After that Ghoul took the stage. Ghoul fit the bill preternaturally well. Their stage show, complete with masked band members, blood-spraying voodoo chickens, and fighting robots, doesn’t so much borrow from GWAR as bloodily rip pieces off, then wear them. Their music, on the other hand, follows in the 80’s thrash tradition—in fact, rumor has it Ghoul’s anonymous members are each veterans of older metal bands. Reminds you of another new-and-popular “GH_ _ _” band, no? Be that as it may, Ghoul, like Ghost, have a provable knack for writing good songs, great even. And what is that proof? A little kid, no more than twelve, spent their entire set on his father’s shoulder yelling every word to every Ghoul song.
Municipal Waste never put on a bad show. Take that as fact. They design their songs to be perfect party songs, pit bangers, and full-blown events at once, while encapsulated in tiny one-to-three minute capsules. Their set fell heavily on their career-bests from Hazardous Mutation and Born to Party, but spanned their entire career. A varied group of erstwhile non-heshers rounded out a crowd of punks and longhairs—one young man in a Discharge jacket ran the pit. Someone released confetti from the rafters during their closer, “Born to Party.”
My friends crowded up close to see GWAR while I pulled back. This pattern has gone on for years—they opted to see GWAR over Opeth, for example (you know what I chose). This time, d00shc00gr made a point of reminding me that bringing back the World Maggot—the infamous GWAR stage prop that swallows people and spits out fountains of blood—is a very big deal. The crowd, it seemed, agreed.
This may sound morbid, but Corey Smoot’s untimely passing has probably given a booster shot to GWAR’s bottom-line—several tee shirts commemorating him sold before the band even started. I understand that GWAR’s fanbase froths at the mouth most in this part of the country, and that GWAR are a great time live for some. But not me.

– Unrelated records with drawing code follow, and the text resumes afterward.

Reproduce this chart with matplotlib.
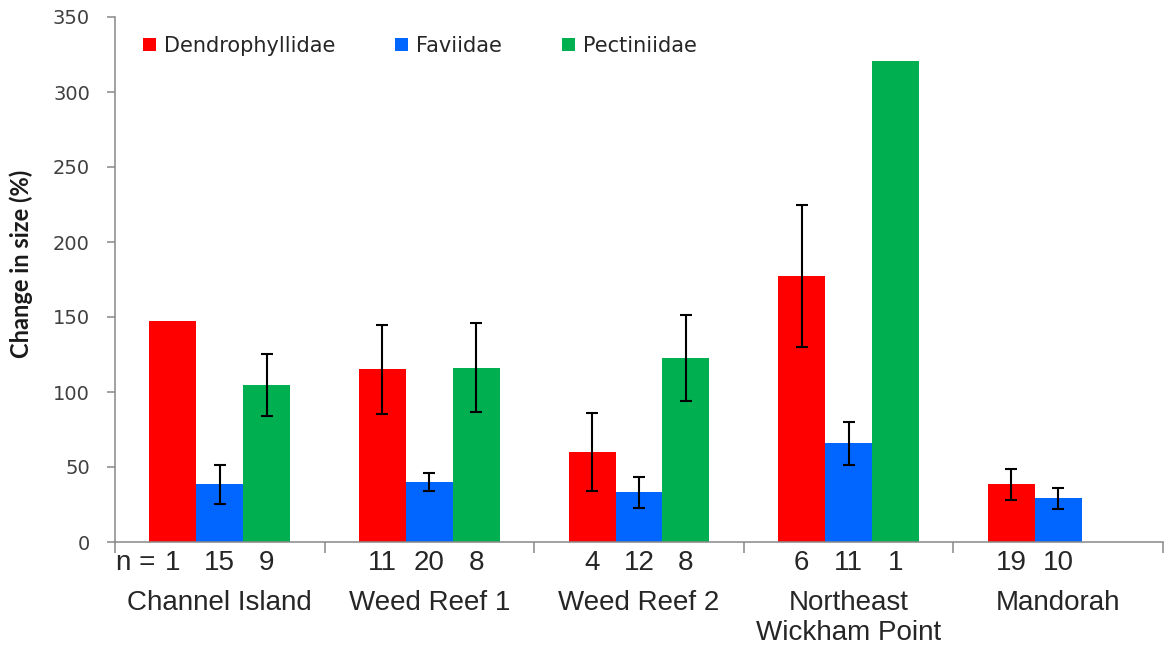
import numpy as np
import matplotlib
matplotlib.use("Agg")
import matplotlib.pyplot as plt
from matplotlib.patches import Patch
from matplotlib.transforms import blended_transform_factory

# Mean change in colony size per site and family, with error bars and sample sizes
sites = ["Channel Island", "Weed Reef 1", "Weed Reef 2", "Northeast\nWickham Point", "Mandorah"]
families = ["Dendrophyllidae", "Faviidae", "Pectiniidae"]

dendro = [147.5, 115.1, 60.2, 177.5, 38.4]
favi = [38.5, 39.8, 33.1, 65.8, 29.1]
pectin = [104.5, 116.2, 122.9, 320.4, np.nan]

dendro_err = [np.nan, 29.5, 25.9, 47.5, 10.4]
favi_err = [13.0, 6.0, 10.3, 14.4, 7.2]
pectin_err = [20.8, 29.8, 28.6, np.nan, np.nan]

dendro_n = ["1", "11", "4", "6", "19"]
favi_n = ["15", "20", "12", "11", "10"]
pectin_n = ["9", "8", "8", "1", ""]

colors = ["#FF0000", "#0066FF", "#00B050"]
values = [dendro, favi, pectin]
errors = [dendro_err, favi_err, pectin_err]
counts = [dendro_n, favi_n, pectin_n]

fig = plt.figure(figsize=(11.65, 6.53), dpi=100)
ax = fig.add_axes([115 / 1165, 111 / 653, 1048 / 1165, 525 / 653])

x = np.arange(len(sites))
width = 0.224
trans = blended_transform_factory(ax.transData, ax.transAxes)

for i, (vals, errs, ns, col) in enumerate(zip(values, errors, counts, colors)):
    pos = x + (i - 1) * width
    ax.bar(pos, vals, width, color=col, edgecolor="none", zorder=2)
    ax.errorbar(pos, vals, yerr=errs, fmt="none", ecolor="black",
                elinewidth=1.5, capsize=4.5, capthick=1.5, zorder=3)
    for p, n in zip(pos, ns):
        ax.text(p, -0.04, n, transform=trans, ha="center", va="center",
                fontsize=20, family="Liberation Sans", color="#262626")

# "n =" prefix ahead of the first count
ax.annotate("n = ", xy=(x[0] - width, -0.04), xycoords=trans,
            xytext=(-7, 0), textcoords="offset points", ha="right", va="center",
            fontsize=20, family="Liberation Sans", color="#262626")

# site names under each group
for xi, name in zip(x, sites):
    ax.text(xi, -0.092, name, transform=trans, ha="center", va="top",
            fontsize=20, family="Liberation Sans", color="#262626", linespacing=1.17)

ax.set_xlim(-0.5, len(sites) - 0.5)
ax.set_ylim(0, 350)
ax.set_yticks(range(0, 351, 50))
ax.set_xticks([])
ax.set_xticks(np.arange(-0.5, len(sites)), minor=True)
ax.tick_params(axis="x", which="minor", length=8, width=1.1, color="#888888", direction="out")
ax.tick_params(axis="y", length=6, width=1.1, color="#888888", pad=12,
               labelsize=14, labelcolor="#404040")

for side in ["top", "right"]:
    ax.spines[side].set_visible(False)
for side in ["left", "bottom"]:
    ax.spines[side].set_color("#888888")
    ax.spines[side].set_linewidth(1.1)

ax.set_ylabel("Change in size (%)", fontsize=17, fontweight="bold",
              family="Lato", color="#1a1a1a")
ax.yaxis.set_label_coords(-0.078, 0.53)

handles = [Patch(facecolor=c, edgecolor="none") for c in colors]
ax.legend(handles, families, loc="upper left", bbox_to_anchor=(0.009, 1.0),
          ncol=3, frameon=False, fontsize=15, handlelength=0.62, handleheight=0.62,
          handletextpad=0.4, columnspacing=2.85, labelcolor="#262626")

fig.savefig("out.png", dpi=100)
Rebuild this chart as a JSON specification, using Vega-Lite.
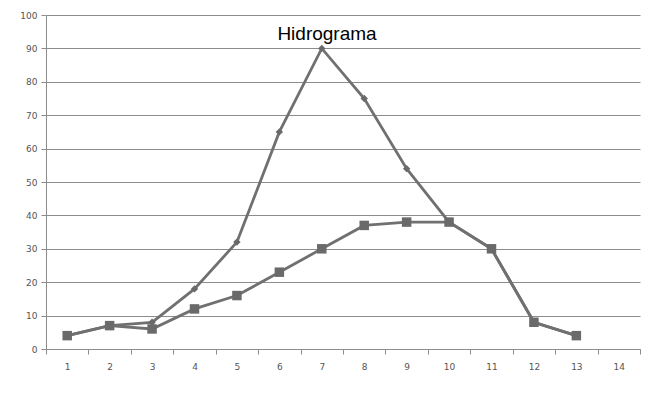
{
  "$schema": "https://vega.github.io/schema/vega-lite/v6.json",
  "width": 594,
  "height": 334,
  "autosize": {"type": "none"},
  "padding": {"left": 46, "top": 15, "right": 6, "bottom": 51},
  "background": "white",
  "title": {"text": "Hidrograma", "font": "Liberation Sans", "fontSize": 19, "fontWeight": 500, "color": "#000000", "offset": -33, "dx": -16, "anchor": "middle"},
  "config": {"view": {"stroke": null}},
  "data": {"values": [
    {"t": 1, "q": 4, "s": "Entrada"}, {"t": 2, "q": 7, "s": "Entrada"}, {"t": 3, "q": 8, "s": "Entrada"},
    {"t": 4, "q": 18, "s": "Entrada"}, {"t": 5, "q": 32, "s": "Entrada"}, {"t": 6, "q": 65, "s": "Entrada"},
    {"t": 7, "q": 90, "s": "Entrada"}, {"t": 8, "q": 75, "s": "Entrada"}, {"t": 9, "q": 54, "s": "Entrada"},
    {"t": 10, "q": 38, "s": "Entrada"}, {"t": 11, "q": 30, "s": "Entrada"}, {"t": 12, "q": 8, "s": "Entrada"},
    {"t": 13, "q": 4, "s": "Entrada"},
    {"t": 1, "q": 4, "s": "Salida"}, {"t": 2, "q": 7, "s": "Salida"}, {"t": 3, "q": 6, "s": "Salida"},
    {"t": 4, "q": 12, "s": "Salida"}, {"t": 5, "q": 16, "s": "Salida"}, {"t": 6, "q": 23, "s": "Salida"},
    {"t": 7, "q": 30, "s": "Salida"}, {"t": 8, "q": 37, "s": "Salida"}, {"t": 9, "q": 38, "s": "Salida"},
    {"t": 10, "q": 38, "s": "Salida"}, {"t": 11, "q": 30, "s": "Salida"}, {"t": 12, "q": 8, "s": "Salida"},
    {"t": 13, "q": 4, "s": "Salida"}
  ]},
  "encoding": {
    "x": {"field": "t", "type": "ordinal",
      "scale": {"type": "band", "domain": [1,2,3,4,5,6,7,8,9,10,11,12,13,14], "paddingInner": 0, "paddingOuter": 0},
      "axis": {"title": null, "labelAngle": 0, "tickBand": "extent", "domainColor": "#8c8c8c", "tickColor": "#8c8c8c", "tickSize": 5, "labelFont": "DejaVu Sans", "labelFontSize": 9, "labelColor": "#555555", "labelPadding": 8, "grid": false}},
    "y": {"field": "q", "type": "quantitative",
      "scale": {"domain": [0, 100], "nice": false},
      "axis": {"title": null, "values": [0,10,20,30,40,50,60,70,80,90,100], "gridColor": "#8c8c8c", "gridOpacity": 1, "domainColor": "#8c8c8c", "tickColor": "#8c8c8c", "tickSize": 5, "labelFont": "DejaVu Sans", "labelFontSize": 9, "labelColor": "#555555", "labelPadding": 4}}
  },
  "layer": [
    {"mark": {"type": "line", "color": "#707070", "strokeWidth": 2.8}, "encoding": {"detail": {"field": "s"}}},
    {"mark": {"type": "point", "filled": true, "color": "#6a6a6a", "opacity": 1},
     "encoding": {
       "shape": {"field": "s", "scale": {"domain": ["Entrada", "Salida"], "range": ["diamond", "square"]}, "legend": null},
       "size": {"field": "s", "scale": {"domain": ["Entrada", "Salida"], "range": [55, 90]}, "legend": null}
     }}
  ]
}
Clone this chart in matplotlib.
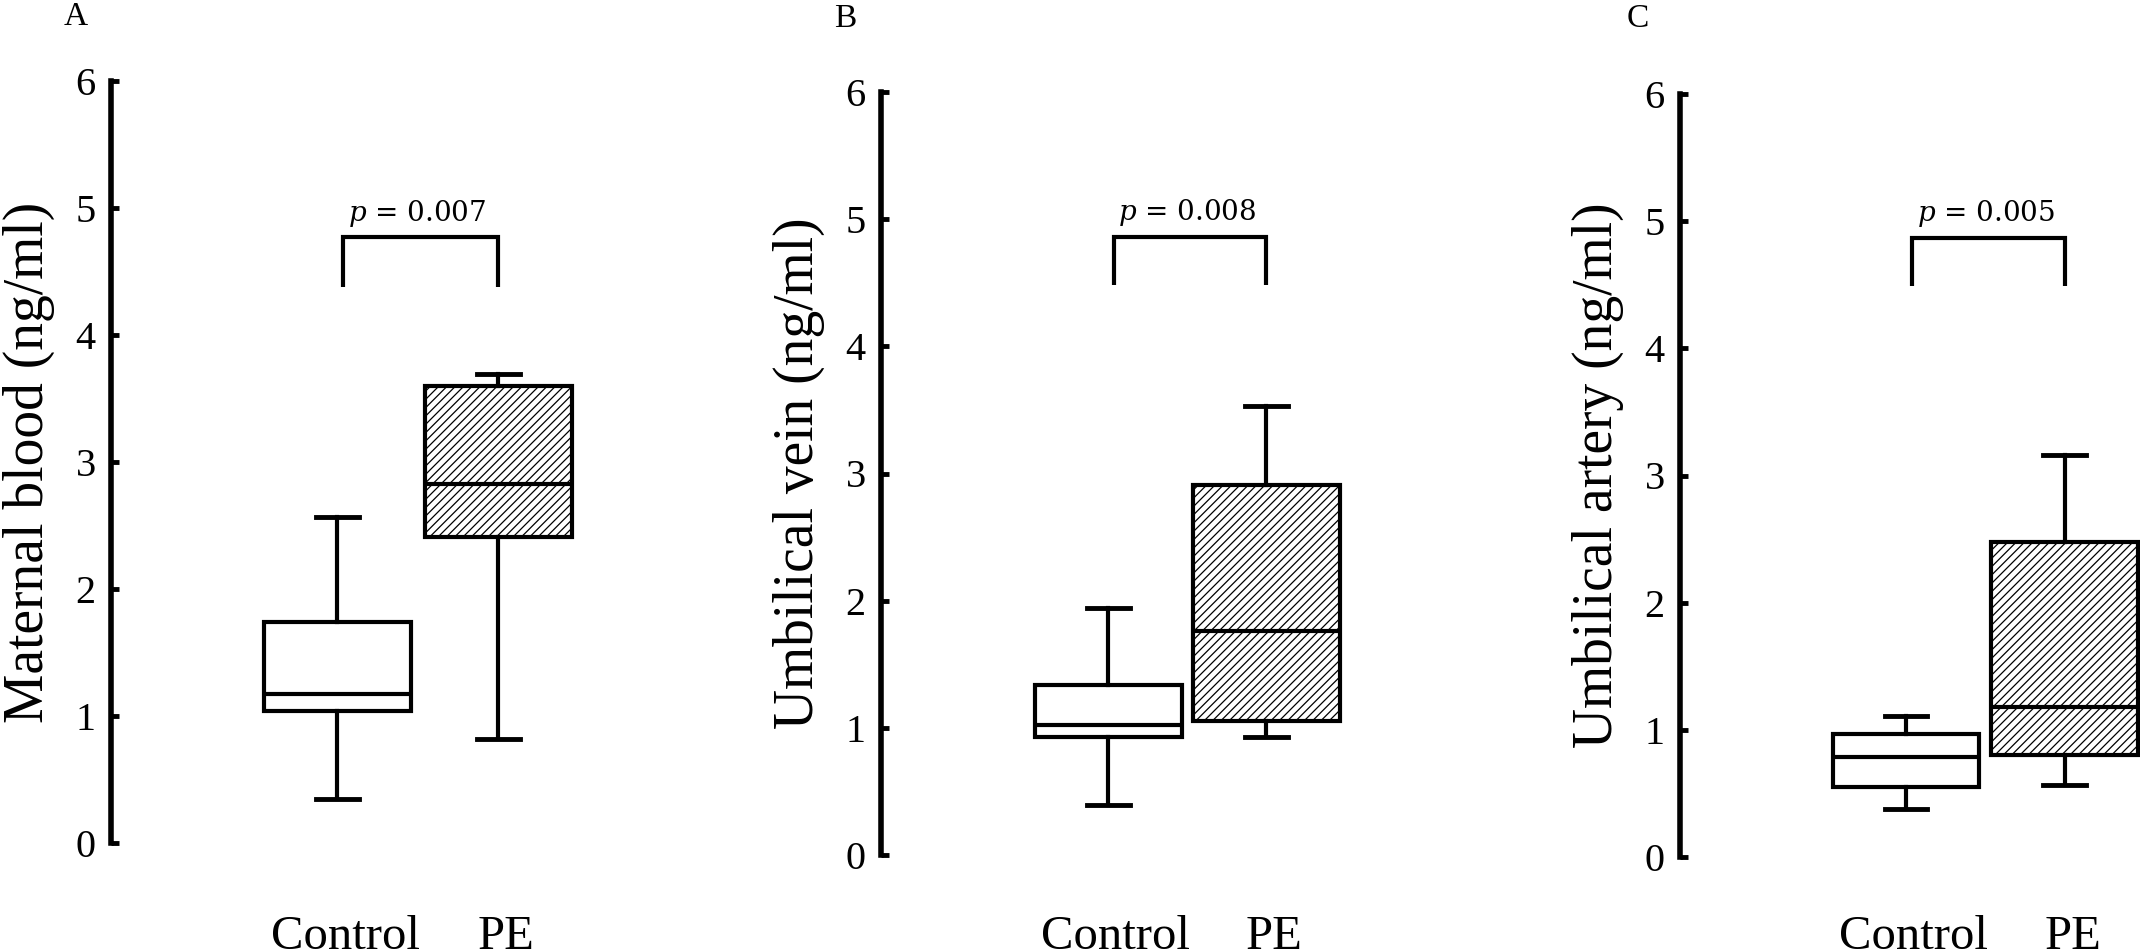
import matplotlib
matplotlib.use('Agg')
import matplotlib.pyplot as plt

# five-number summaries (ng/ml)
groups = ['Control', 'PE']
panel_tags = ['A', 'B', 'C']
ylabels = ['Maternal blood (ng/ml)', 'Umbilical vein (ng/ml)', 'Umbilical artery (ng/ml)']
# whislo, q1, med, q3, whishi
control_vals = [
    [0.35, 1.04, 1.17, 1.74, 2.57],
    [0.39, 0.93, 1.02, 1.34, 1.94],
    [0.38, 0.55, 0.79, 0.97, 1.11],
]
pe_vals = [
    [0.82, 2.41, 2.83, 3.60, 3.69],
    [0.93, 1.05, 1.76, 2.91, 3.53],
    [0.57, 0.80, 1.18, 2.48, 3.16],
]
p_values = ['0.007', '0.008', '0.005']
bracket_low = [4.38, 4.48, 4.49]
bracket_high = [4.77, 4.86, 4.87]
yticks = [0, 1, 2, 3, 4, 5, 6]

# layout in pixels of the 2140x951 figure
W, H = 2140, 951
spine_px = [111, 881, 1680]
zero_px = [843, 855, 857]
six_px = [81, 92, 94]
ctrl_px = [337, 1108, 1906]
pe_px = [498, 1266, 2065]
tag_px = [(76, 17), (845, 19), (1638, 19)]
label_top_px = 915

plt.rcParams['font.family'] = ['Liberation Serif', 'DejaVu Serif']
plt.rcParams['mathtext.fontset'] = 'dejavuserif'
plt.rcParams['hatch.linewidth'] = 0.9
plt.rcParams['hatch.color'] = 'black'

fig = plt.figure(figsize=(W / 100, H / 100), dpi=100)

for i in range(3):
    s = pe_px[i] - ctrl_px[i]            # px per data unit along x
    ax_w = 520
    xmin = 1 - (ctrl_px[i] - spine_px[i]) / s
    xmax = xmin + ax_w / s
    ax = fig.add_axes([spine_px[i] / W, 1 - zero_px[i] / H,
                       ax_w / W, (zero_px[i] - six_px[i]) / H])
    stats = []
    for vals, name in zip([control_vals[i], pe_vals[i]], groups):
        stats.append(dict(whislo=vals[0], q1=vals[1], med=vals[2], q3=vals[3],
                          whishi=vals[4], fliers=[], label=name))
    lw = 3
    bp = ax.bxp(stats, positions=[1, 2], widths=147 / s, capwidths=43 / s,
                patch_artist=True, showfliers=False,
                boxprops=dict(linewidth=lw, edgecolor='black', facecolor='white'),
                whiskerprops=dict(linewidth=lw, color='black'),
                capprops=dict(linewidth=lw + 0.5, color='black'),
                medianprops=dict(linewidth=lw, color='black'))
    bp['boxes'][1].set_hatch('////')

    # significance bracket
    bx = [1.04, 1.04, 2.0, 2.0]
    by = [bracket_low[i], bracket_high[i], bracket_high[i], bracket_low[i]]
    ax.plot(bx, by, color='black', linewidth=3, solid_joinstyle='miter',
            solid_capstyle='butt', clip_on=False)
    ax.text(1.5, bracket_high[i] + 0.13, r'$p$ = ' + p_values[i],
            ha='center', va='baseline', fontsize=20, family='DejaVu Serif')

    ax.set_xlim(xmin, xmax)
    ax.set_ylim(0, 6)
    ax.set_yticks(yticks)
    ax.set_yticklabels([str(t) for t in yticks])
    for side in ['top', 'right', 'bottom']:
        ax.spines[side].set_visible(False)
    ax.spines['left'].set_linewidth(4)
    ax.tick_params(axis='y', direction='in', length=5.5, width=3.5,
                   pad=11, labelsize=29)
    ax.set_xticks([1.05, 2.05])
    ax.set_xticklabels(groups)
    ax.tick_params(axis='x', length=0, labelsize=35,
                   pad=(label_top_px - zero_px[i]) * 0.72)
    ax.set_ylabel(ylabels[i], fontsize=40, va='center')
    ax.yaxis.set_label_coords(-82 / ax_w, 0.5)

    fig.text(tag_px[i][0] / W, 1 - tag_px[i][1] / H, panel_tags[i],
             ha='center', va='center', fontsize=24)

fig.savefig('out.png', dpi=100)
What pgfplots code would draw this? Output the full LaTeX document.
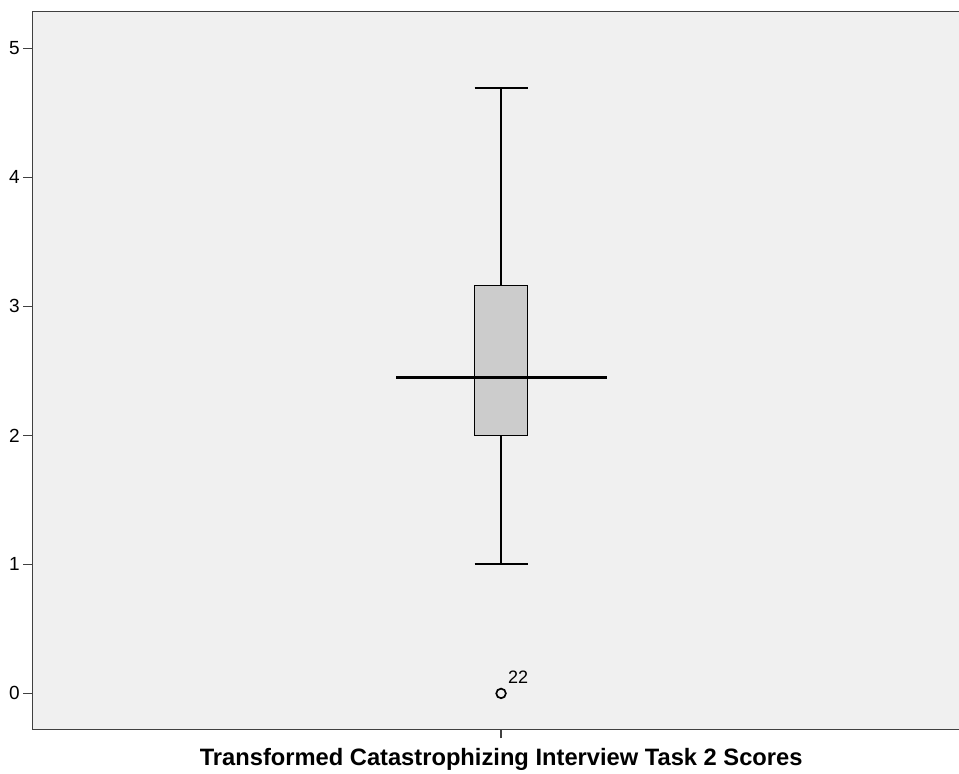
\documentclass[border=0pt]{standalone}
\usepackage{fontspec}
\setmainfont{Liberation Sans}
\usepackage{pgfplots}
\pgfplotsset{compat=1.18}
\definecolor{plotbg}{HTML}{F0F0F0}
\definecolor{boxgray}{HTML}{CCCCCC}
\definecolor{spine}{HTML}{404040}
\begin{document}
\begin{tikzpicture}
% fix the page to the reference frame (right spine falls outside)
\useasboundingbox (-32.3pt,-44.7pt) rectangle (926.7pt,729.3pt);
\begin{axis}[
    at={(0,0)}, anchor=south west,
    scale only axis,
    width=927.7pt, height=717.6pt,
    xmin=0, xmax=1.979,
    ymin=-0.278, ymax=5.284,
    axis background/.style={fill=plotbg},
    axis line style={spine, line width=1.3pt},
    xtick={1}, xticklabels={},
    ytick={0,1,2,3,4,5},
    xtick pos=bottom, ytick pos=left,
    tick align=outside,
    major tick length=9pt,
    tick style={spine, line width=1.3pt},
    yticklabel style={font=\fontsize{19}{22}\selectfont},
    /pgf/number format/assume math mode=true,
    xlabel={Transformed Catastrophizing Interview Task 2 Scores},
    xlabel style={font=\fontsize{23.7}{28}\selectfont\bfseries, inner sep=0pt,
        at={(axis description cs:0.5054,0)}, anchor=north, yshift=-19pt},
    clip=false,
]
    % box: lower quartile 2.0, upper quartile 3.163
    \addplot[draw=black, line width=1.3pt, fill=boxgray]
        coordinates {(0.9435,2.0) (1.0565,2.0) (1.0565,3.163) (0.9435,3.163)} -- cycle;

    % whiskers and caps
    \addplot[black, line width=2pt] coordinates {(1,3.163) (1,4.692)};
    \addplot[black, line width=2pt] coordinates {(0.9435,4.692) (1.0565,4.692)};
    \addplot[black, line width=2pt] coordinates {(1,2.0) (1,1.0)};
    \addplot[black, line width=2pt] coordinates {(0.9435,1.0) (1.0565,1.0)};

    % long median line
    \addplot[black, line width=3pt] coordinates {(0.776,2.447) (1.226,2.447)};

    % outlier, case 22
    \addplot[only marks, mark=o, mark size=4.8pt,
        mark options={line width=1.7pt, black},
        nodes near coords={22},
        every node near coord/.append style={font=\fontsize{18}{21}\selectfont,
            anchor=center, xshift=17pt, yshift=16pt}]
        coordinates {(1,0)};
\end{axis}
\end{tikzpicture}
\end{document}
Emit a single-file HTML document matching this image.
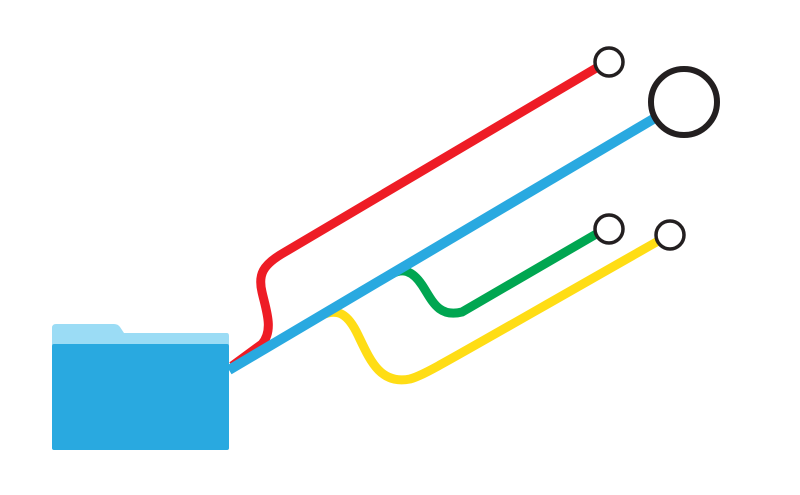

As far as I’m concerned, to get the full experience, bug juice and all, I need to be right in the thick of things. That’s the way I approached GWAR the last time I saw them, and I spent most of the show blinded by food dye and detergent and slipping on concrete. I could forgive that if I liked GWAR’s music better, but live, their triggered drums and over-simple guitar chords sound like mush. Likewise, the vocals warble at best, flounder at worst, though the stage-banter remains coherent and witty.
From a dry vantage point, I gained a newfound respect for the choreography and rehearsal that must go into their stage show. For example, early on in the set Oderus Urungus played matador with a skeletal bull creature mid-song before dismembering it. It must take hella coordination to do that sort of thing in a clunky costume during strobe lights without disturbing the other musicians.
I left early, right after GWAR killed ‘Snooki’ onstage. Hey, she’s pregnant! You monsters. Either way, I’ll keep seeing them as long as they keep bringing great bands on their tours, but I will keep leaving early.